Developing a modelling approach for sound propagation through turbulent boundary layer and applying to train pantograph

Abstract

Sound propagation through turbulent boundary layer (TBL) is of great significance in transports where a TBL is attached to their external surfaces, for instance, air planes and high speed trains. Precise predictions of sound propagation through TBLs to their external surfaces can be extremely useful for their corresponding interior noise control. It is well known that a TBL is classified as an inhomogeneous flow medium and existing approaches are not capable to well predict its influence on sound propagation. Insight of sound propagation through TBLs is required but relevant research on this topic is limited in the literature. In this work, a modelling approach is developed to predict the influence of TBLs on sound propagation. In the proposed approach, the ray tracing method is employed to predict the evolution of sound waves when they are passing through a TBL, with which the equivalent phase speed of sound can be obtained and used to calculate the the Doppler factor so that the traditional methods can be extended to predict sound distribution in inhomogeneous flow media.
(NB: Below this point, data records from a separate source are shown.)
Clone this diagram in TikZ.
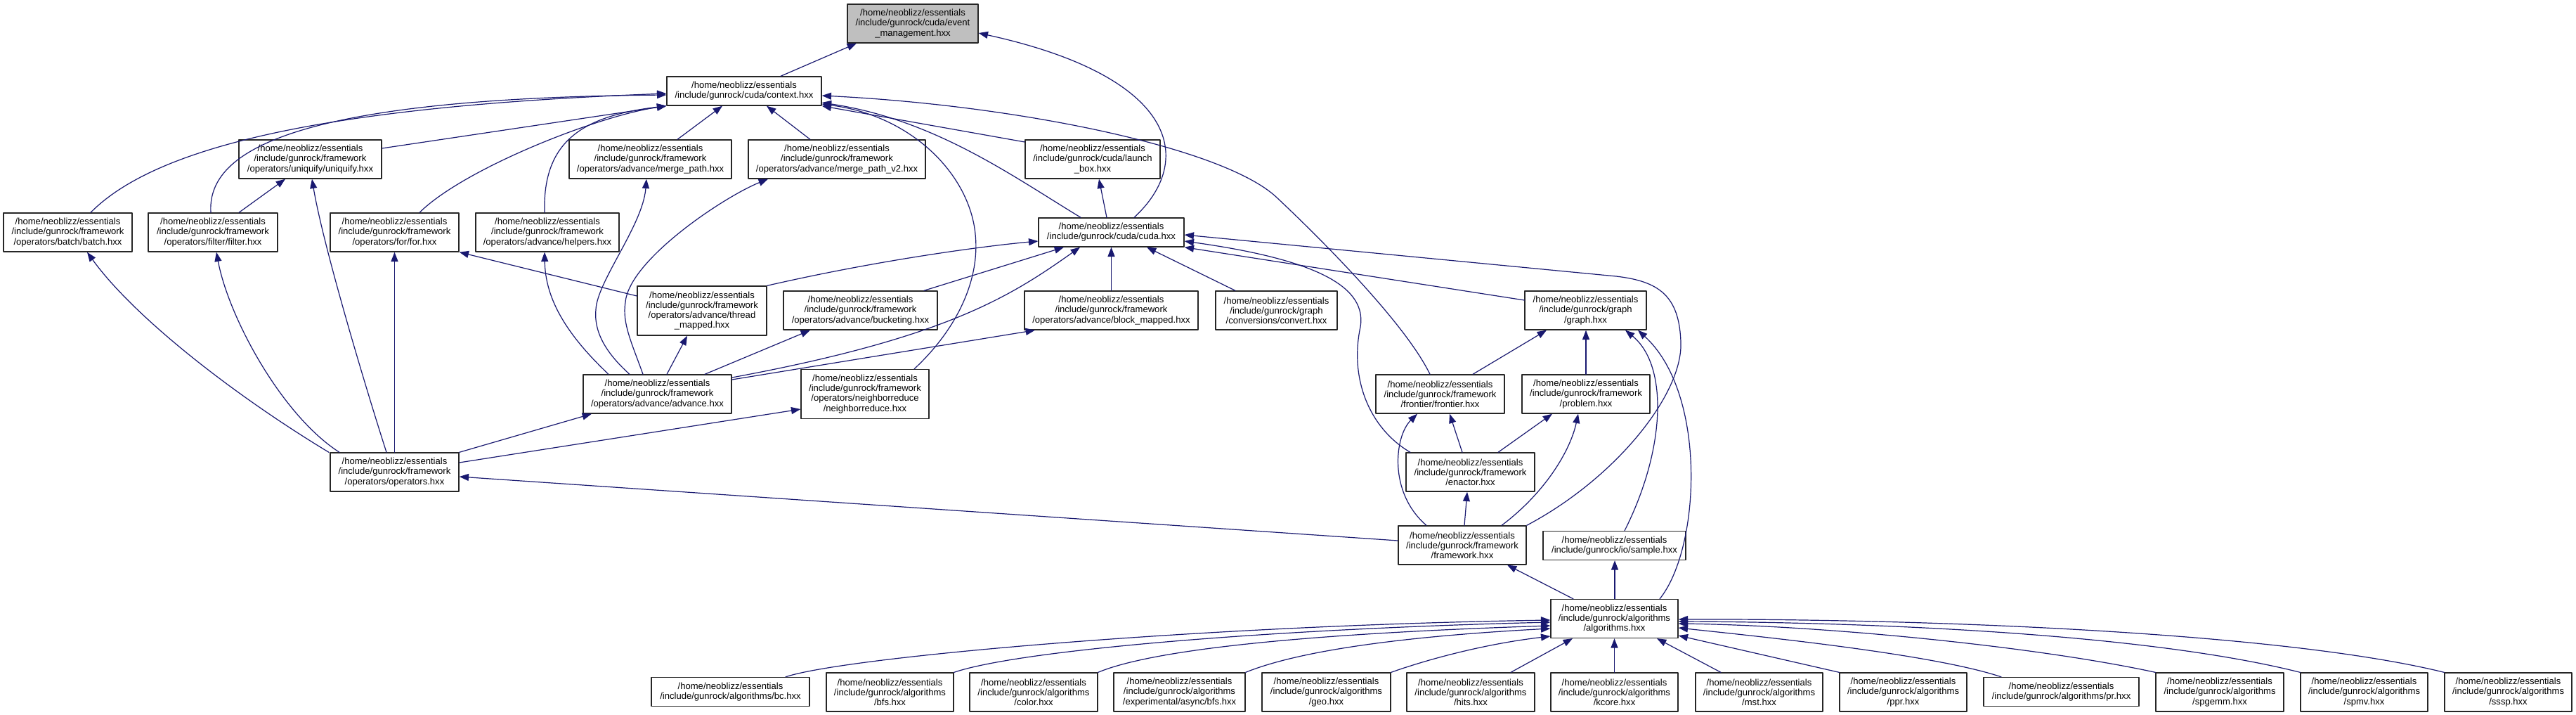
\documentclass[tikz,border=0pt]{standalone}
\usepackage{fontspec}
\setmainfont{Liberation Sans}
\usetikzlibrary{arrows.meta}
\definecolor{incblue}{RGB}{25,25,112}
\tikzset{
  every picture/.append style={line cap=round,line join=round},
  inc file/.style={draw=black!85,fill=white,line width=1pt,align=center,inner sep=1pt,font=\fontsize{9.8}{10.6}\selectfont,minimum height=41.25pt},
  inc root/.style={inc file,fill=black!25},
  inc two/.style={minimum height=30.75pt},
  inc four/.style={minimum height=52.5pt},
  bw/.style={minimum width=#1*0.75pt},
  inc edge/.style={incblue,line width=0.9pt,-{Triangle[length=10pt,width=7.5pt]}}
}
\begin{document}
\begin{tikzpicture}[x=0.75pt,y=-0.75pt]
\path[fill=white] (0,0) rectangle (3666,1017);
% files, top to bottom
\node[inc root,bw=186] (evt) at (1299,33.5) {/home/neoblizz/essentials\\/include/gunrock/cuda/event\\\_management.hxx};
\node[inc file,inc two,bw=220] (ctx) at (1059,129.5) {/home/neoblizz/essentials\\/include/gunrock/cuda/context.hxx};
\node[inc file,bw=203] (uniq) at (441.5,226.5) {/home/neoblizz/essentials\\/include/gunrock/framework\\/operators/uniquify/uniquify.hxx};
\node[inc file,bw=231] (mpath) at (925.5,226.5) {/home/neoblizz/essentials\\/include/gunrock/framework\\/operators/advance/merge\_path.hxx};
\node[inc file,bw=252] (mpath2) at (1191,226.5) {/home/neoblizz/essentials\\/include/gunrock/framework\\/operators/advance/merge\_path\_v2.hxx};
\node[inc file,bw=192] (launch) at (1555,226.5) {/home/neoblizz/essentials\\/include/gunrock/cuda/launch\\\_box.hxx};
\node[inc file,bw=183] (batch) at (96.5,330.5) {/home/neoblizz/essentials\\/include/gunrock/framework\\/operators/batch/batch.hxx};
\node[inc file,bw=184] (filter) at (303,330.5) {/home/neoblizz/essentials\\/include/gunrock/framework\\/operators/filter/filter.hxx};
\node[inc file,bw=183] (for) at (561.5,330.5) {/home/neoblizz/essentials\\/include/gunrock/framework\\/operators/for/for.hxx};
\node[inc file,bw=204] (helpers) at (779,330.5) {/home/neoblizz/essentials\\/include/gunrock/framework\\/operators/advance/helpers.hxx};
\node[inc file,inc two,bw=207] (cuda) at (1581.5,330.5) {/home/neoblizz/essentials\\/include/gunrock/cuda/cuda.hxx};
\node[inc file,inc four,bw=184] (thread) at (999,442) {/home/neoblizz/essentials\\/include/gunrock/framework\\/operators/advance/thread\\\_mapped.hxx};
\node[inc file,bw=219] (bucket) at (1224.5,441.5) {/home/neoblizz/essentials\\/include/gunrock/framework\\/operators/advance/bucketing.hxx};
\node[inc file,bw=247] (block) at (1581.5,441.5) {/home/neoblizz/essentials\\/include/gunrock/framework\\/operators/advance/block\_mapped.hxx};
\node[inc file,bw=173] (convert) at (1816.5,441.5) {/home/neoblizz/essentials\\/include/gunrock/graph\\/conversions/convert.hxx};
\node[inc file,bw=173] (graph) at (2256.5,441.5) {/home/neoblizz/essentials\\/include/gunrock/graph\\/graph.hxx};
\node[inc file,bw=211] (adv) at (935.5,560.5) {/home/neoblizz/essentials\\/include/gunrock/framework\\/operators/advance/advance.hxx};
\node[inc file,inc four,bw=182] (nbr) at (1231,560.5) {/home/neoblizz/essentials\\/include/gunrock/framework\\/operators/neighborreduce\\/neighborreduce.hxx};
\node[inc file,bw=183] (frontier) at (2049.5,560.5) {/home/neoblizz/essentials\\/include/gunrock/framework\\/frontier/frontier.hxx};
\node[inc file,bw=182] (problem) at (2257,560.5) {/home/neoblizz/essentials\\/include/gunrock/framework\\/problem.hxx};
\node[inc file,bw=183] (ops) at (561.5,671.5) {/home/neoblizz/essentials\\/include/gunrock/framework\\/operators/operators.hxx};
\node[inc file,bw=183] (enactor) at (2092.5,671.5) {/home/neoblizz/essentials\\/include/gunrock/framework\\/enactor.hxx};
\node[inc file,bw=182] (fw) at (2081,775.5) {/home/neoblizz/essentials\\/include/gunrock/framework\\/framework.hxx};
\node[inc file,inc two,bw=203] (sample) at (2297.5,776) {/home/neoblizz/essentials\\/include/gunrock/io/sample.hxx};
\node[inc file,bw=181] (algo) at (2297.5,880) {/home/neoblizz/essentials\\/include/gunrock/algorithms\\/algorithms.hxx};
% algorithms row
\node[inc file,inc two,bw=225] (bc) at (1039.5,984) {/home/neoblizz/essentials\\/include/gunrock/algorithms/bc.hxx};
\node[inc file,bw=181] (bfs) at (1266.5,984.5) {/home/neoblizz/essentials\\/include/gunrock/algorithms\\/bfs.hxx};
\node[inc file,bw=182] (color) at (1471,984.5) {/home/neoblizz/essentials\\/include/gunrock/algorithms\\/color.hxx};
\node[inc file,bw=187] (async) at (1678.5,984.5) {/home/neoblizz/essentials\\/include/gunrock/algorithms\\/experimental/async/bfs.hxx};
\node[inc file,bw=183] (geo) at (1887.5,984.5) {/home/neoblizz/essentials\\/include/gunrock/algorithms\\/geo.hxx};
\node[inc file,bw=182] (hits) at (2093,984.5) {/home/neoblizz/essentials\\/include/gunrock/algorithms\\/hits.hxx};
\node[inc file,bw=181] (kcore) at (2297.5,984.5) {/home/neoblizz/essentials\\/include/gunrock/algorithms\\/kcore.hxx};
\node[inc file,bw=181] (mst) at (2503.5,984.5) {/home/neoblizz/essentials\\/include/gunrock/algorithms\\/mst.hxx};
\node[inc file,bw=181] (ppr) at (2708.5,984.5) {/home/neoblizz/essentials\\/include/gunrock/algorithms\\/ppr.hxx};
\node[inc file,inc two,bw=221] (pr) at (2933.5,984) {/home/neoblizz/essentials\\/include/gunrock/algorithms/pr.hxx};
\node[inc file,bw=182] (spgemm) at (3159,984.5) {/home/neoblizz/essentials\\/include/gunrock/algorithms\\/spgemm.hxx};
\node[inc file,bw=181] (spmv) at (3364.5,984.5) {/home/neoblizz/essentials\\/include/gunrock/algorithms\\/spmv.hxx};
\node[inc file,bw=181] (sssp) at (3569.5,984.5) {/home/neoblizz/essentials\\/include/gunrock/algorithms\\/sssp.hxx};
% event management
\draw[inc edge] (ctx.north -| 1111,0) -- (evt.south -| 1219,0);
\draw[inc edge] (cuda.north -| 1614,0) .. controls (1700,230) and (1680,110) .. (evt.east |- 0,47);
% context
\draw[inc edge] (uniq.east |- 0,211) -- (ctx.south west);
\draw[inc edge] (batch.north -| 129,0) .. controls (230,200) and (500,150) .. (ctx.west |- 0,133);
\draw[inc edge] (filter.north -| 300,0) .. controls (295,220) and (400,140) .. (ctx.west |- 0,135);
\draw[inc edge] (for.north -| 597,0) .. controls (660,240) and (850,165) .. (ctx.south west);
\draw[inc edge] (helpers.north -| 775,0) .. controls (772,200) and (830,165) .. (ctx.south west);
\draw[inc edge] (mpath.north -| 964,0) -- (ctx.south -| 1028,0);
\draw[inc edge] (mpath2.north -| 1153,0) -- (ctx.south -| 1091,0);
\draw[inc edge] (launch.west |- 0,202) -- (ctx.south east);
\draw[inc edge] (cuda.north -| 1538,0) .. controls (1440,250) and (1330,170) .. (ctx.east |- 0,146);
\draw[inc edge] (nbr.north -| 1301,0) .. controls (1360,470) and (1395,400) .. (1388,333) .. controls (1380,250) and (1300,165) .. (ctx.east |- 0,148);
\draw[inc edge] (frontier.north -| 2035,0) .. controls (2000,460) and (1880,340) .. (1816,280) .. controls (1740,210) and (1450,150) .. (ctx.east |- 0,136);
% operators
\draw[inc edge] (filter.north -| 340,0) -- (uniq.south -| 406,0);
\draw[inc edge] (ops.north -| 550,0) .. controls (520,550) and (460,350) .. (uniq.south -| 444,0);
\draw[inc edge] (ops.north -| 468,0) .. controls (330,560) and (190,450) .. (batch.south -| 124,0);
\draw[inc edge] (ops.north -| 483,0) .. controls (400,590) and (325,450) .. (filter.south -| 308,0);
\draw[inc edge] (ops.north) -- (for.south);
\draw[inc edge] (ops.north east) -- (adv.south -| 842,0);
\draw[inc edge] (ops.east |- 0,658) -- (nbr.west |- 0,582);
\draw[inc edge] (thread.west |- 0,421) -- (for.south east);
% advance
\draw[inc edge] (adv.north -| 866,0) .. controls (800,470) and (776,420) .. (helpers.south -| 775,0);
\draw[inc edge] (adv.north -| 896,0) .. controls (860,500) and (845,470) .. (848,440) .. controls (850,400) and (915,320) .. (mpath.south -| 920,0);
\draw[inc edge] (adv.north -| 915,0) .. controls (900,490) and (885,460) .. (890,430) .. controls (895,370) and (1030,280) .. (mpath2.south -| 1093,0);
\draw[inc edge] (adv.north -| 949,0) -- (thread.south -| 978,0);
\draw[inc edge] (adv.north -| 1003,0) -- (bucket.south -| 1153,0);
\draw[inc edge] (adv.east |- 0,540) -- (block.south -| 1473,0);
\draw[inc edge] (adv.east |- 0,537) .. controls (1350,480) and (1440,420) .. (cuda.south -| 1537,0);
% cuda
\draw[inc edge] (thread.north east) .. controls (1250,370) and (1400,350) .. (cuda.west |- 0,343);
\draw[inc edge] (bucket.north -| 1315,0) -- (cuda.south -| 1514,0);
\draw[inc edge] (block.north) -- (cuda.south);
\draw[inc edge] (convert.north -| 1758,0) -- (cuda.south -| 1632,0);
\draw[inc edge] (cuda.north -| 1575,0) -- (launch.south -| 1564,0);
\draw[inc edge] (graph.west |- 0,427) -- (cuda.south east);
\draw[inc edge] (enactor.north -| 2007,0) .. controls (1950,610) and (1920,540) .. (1936,465) .. controls (1945,410) and (1880,370) .. (cuda.east |- 0,343);
\draw[inc edge] (fw.north east) .. controls (2300,680) and (2395,560) .. (2392,487) .. controls (2390,420) and (2360,400) .. (2300,393) -- (cuda.east |- 0,334);
% graph
\draw[inc edge] (frontier.north -| 2096,0) -- (graph.south -| 2201,0);
\draw[inc edge] (problem.north) -- (graph.south -| 2257,0);
\draw[inc edge] (sample.north -| 2312,0) .. controls (2370,640) and (2375,520) .. (graph.south -| 2313,0);
\draw[inc edge] (algo.north -| 2362,0) .. controls (2420,780) and (2430,560) .. (graph.south -| 2331,0);
% framework
\draw[inc edge] (enactor.north -| 2081,0) -- (frontier.south -| 2063,0);
\draw[inc edge] (enactor.north -| 2132,0) -- (problem.south -| 2209,0);
\draw[inc edge] (fw.north -| 2030,0) .. controls (1975,700) and (1985,620) .. (frontier.south -| 2017,0);
\draw[inc edge] (fw.north -| 2084,0) -- (enactor.south -| 2088,0);
\draw[inc edge] (fw.north -| 2137,0) .. controls (2200,700) and (2235,640) .. (problem.south -| 2246,0);
\draw[inc edge] (fw.west |- 0,769) -- (ops.east |- 0,678);
\draw[inc edge] (algo.north -| 2239,0) -- (fw.south -| 2145,0);
\draw[inc edge] (algo.north -| 2298,0) -- (sample.south -| 2298,0);
% algorithms
\draw[inc edge] (bc.north -| 1118,0) .. controls (1200,935) and (1700,890) .. (algo.west |- 0,882);
\draw[inc edge] (bfs.north east) .. controls (1450,925) and (1800,895) .. (algo.west |- 0,885);
\draw[inc edge] (color.north east) .. controls (1650,920) and (1900,900) .. (algo.west |- 0,890);
\draw[inc edge] (async.north east) .. controls (1850,925) and (2000,905) .. (algo.west |- 0,894);
\draw[inc edge] (geo.north east) .. controls (2040,935) and (2120,915) .. (algo.west |- 0,905);
\draw[inc edge] (hits.north -| 2150,0) -- (algo.south -| 2238,0);
\draw[inc edge] (kcore.north) -- (algo.south);
\draw[inc edge] (mst.north -| 2449,0) -- (algo.south -| 2358,0);
\draw[inc edge] (ppr.north west) -- (algo.east |- 0,904);
\draw[inc edge] (pr.north -| 2848,0) .. controls (2750,930) and (2500,905) .. (algo.east |- 0,893);
\draw[inc edge] (spgemm.north west) .. controls (2900,920) and (2600,890) .. (algo.east |- 0,887);
\draw[inc edge] (spmv.north west) .. controls (3050,900) and (2650,885) .. (algo.east |- 0,884);
\draw[inc edge] (sssp.north west) .. controls (3250,900) and (2750,880) .. (algo.east |- 0,881);
\end{tikzpicture}
\end{document}
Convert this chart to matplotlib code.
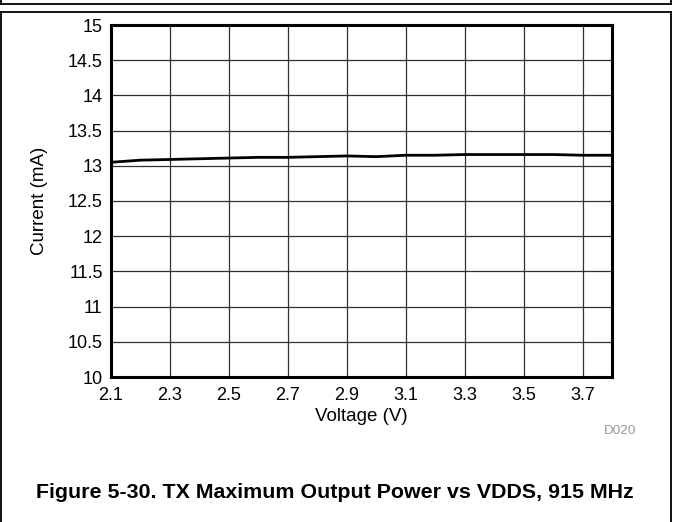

The validation of this modelling approach is performed by using two cases. The first case is to predict the convective effect of sound propagation in a uniform mean flow and the predicted results are compared with analytical solutions. The second case is sound propagation through a TBL and the predictions obtained from this proposed approach are compared with numerical simulations obtained from the finite element (FE) method. In both cases, the convective effect obtained from this proposed approach is close to the analytical solution or the FE prediction. After that, the proposed approach is used to predict the sound propagation from a high speed train pantograph to the external surfaces of the train with considering the influence of the TBL. The corresponding results are verified by using FE simulations. This work shows that the proposed approach is effective and efficient, and also, it enhances the understanding of sound propagation in inhomogeneous flow media.